Sunday Oct 24- 9am-11am Little Tips and Knitting Tricks-
Discussion and demonstration of lots of little cheater knitting tricks that I use every day in my knitting: winding a center pull ball by hand, an easier decrease than SSK, putting beads in your knitting with wire instead of a crochet hook, knitting back backwards for heels and bobbles, and more. I'll provide some beads and wire, students should bring fingering weight yarn and appropriate needles.

Sunday Oct 24- 1pm-3pm Writing Patterns for Publication-
A talk about the percs and pressures of writing for publication, whether students are interested in designing for magazines and books, or in selling their own patterns. We'll talk about manuscript format, copyright, how to approach publishers, and what to do when your design is accepted. Students should bring a pad and pencil for taking notes. There will be time for Q&A at the end. Handouts provided.

Hope to see lots of you there!

Tuesday, June 15, 2010

Sweater Sets and Robots

Short-repeat self-patterning yarns don't lend themselves very well to back and forth knitting. The patterning changes too quickly, so that the beginnings and the ends of the rows (which in this case, mean the fronts of the sweater because the body is knit in one piece) don't match at all. But it's still cute. I do believe that I'll write this pattern (sweater and doll-size fingerless mittens) up and post it this week, for the first Freebie Friday in a very long time.

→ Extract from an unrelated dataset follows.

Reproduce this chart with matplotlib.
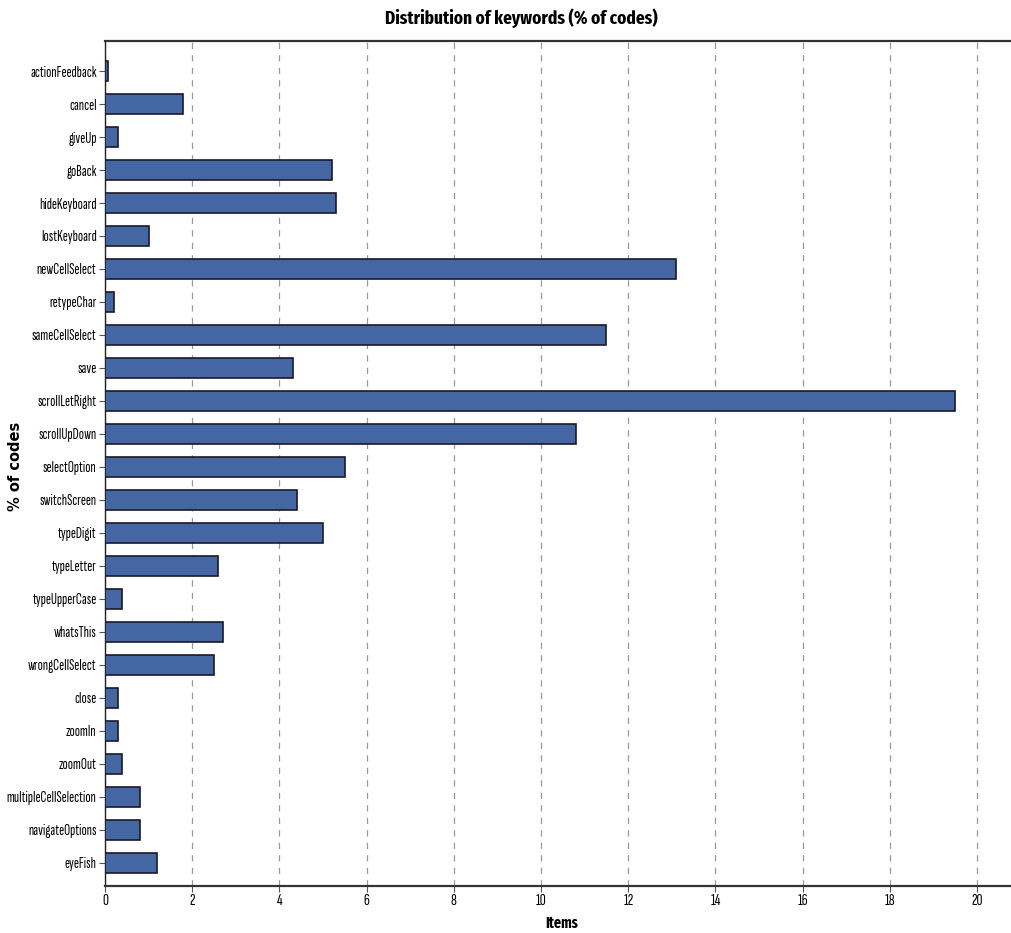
import matplotlib
matplotlib.use("Agg")
import matplotlib.pyplot as plt

categories = ["actionFeedback", "cancel", "giveUp", "goBack", "hideKeyboard", "lostKeyboard",
              "newCellSelect", "retypeChar", "sameCellSelect", "save", "scrollLetRight",
              "scrollUpDown", "selectOption", "switchScreen", "typeDigit", "typeLetter",
              "typeUpperCase", "whatsThis", "wrongCellSelect", "close", "zoomIn", "zoomOut",
              "multipleCellSelection", "navigateOptions", "eyeFish"]
values = [0.07, 1.8, 0.3, 5.2, 5.3, 1.0, 13.1, 0.2, 11.5, 4.3, 19.5, 10.8, 5.5, 4.4, 5.0,
          2.6, 0.4, 2.7, 2.5, 0.3, 0.3, 0.4, 0.8, 0.8, 1.2]
xticks = [0, 2, 4, 6, 8, 10, 12, 14, 16, 18, 20]

narrow = ["Sofia Sans Extra Condensed", "Fira Sans Extra Condensed", "DejaVu Sans"]
title_font = ["Fira Sans Extra Condensed", "DejaVu Sans"]

fig = plt.figure(figsize=(10.12, 9.33), dpi=100)
ax = fig.add_axes([105/1012, 1-886/933, 1-105/1012, (886-41)/933])

ypos = list(range(len(categories)))
ax.barh(ypos, values, height=0.6, color="#4466a3", edgecolor="#1a1a2a", linewidth=1.2, zorder=3)
ax.set_yticks(ypos)
ax.set_yticklabels(categories, family=narrow, fontsize=11)
ax.set_ylim(24.7, -0.91)
ax.set_xlim(0, 20.8)
ax.set_xticks(xticks)
ax.set_xticklabels([str(t) for t in xticks], family=narrow, fontsize=12)
ax.grid(axis="x", linestyle=(0, (5, 5)), color="#999999", linewidth=0.9, zorder=0)
for s in ["top", "bottom"]:
    ax.spines[s].set_color("#333333")
    ax.spines[s].set_linewidth(1.6)
ax.spines["right"].set_visible(False)
ax.spines["left"].set_color("#222222")
ax.spines["left"].set_linewidth(1.0)
ax.tick_params(axis="both", length=4, width=0.8, color="#555555", direction="out", pad=2)

fig.text(0.515, 1-18/933, "Distribution of keywords (% of codes)", ha="center", va="center",
         family=title_font, fontsize=13.5, fontweight="bold")
fig.text(0.555, 1-923/933, "Items", ha="center", va="center", family=title_font, fontsize=11,
         fontweight="bold")
fig.text(16/1012, 1-466/933, "% of codes", ha="center", va="center", rotation=90,
         family="DejaVu Sans", fontsize=10.5, fontweight="bold")

fig.savefig("out.png", dpi=100)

The whole set includes fingerless mittens for the Girl, a v-neck cardigan and fingerless mittens for the doll. All 3 knit from 100 gr of sock yarn (there wasn't enough left over for a doll hat. I always forget how much yarn these 18" doll sweaters take).

are these cute, or what?

And here's the latest installment in the Spoonflower Obsession: a set of 3 color/cut/sew Robots. I've ordered a sample, and it should be here soon. If the robots go together properly, I'll offer this one through Spoonflower too. I was tickled to discover that someone already ordered the Skirt/Vest/Bag color/cut/sew fat quarter. I'm about halfway done with a Cheater Quilt design (quilt in a yard) for another Spoonflower contest. I haven't tackled the Nautical Theme design yet.

Yeah, I said *obsession*, and I meant it.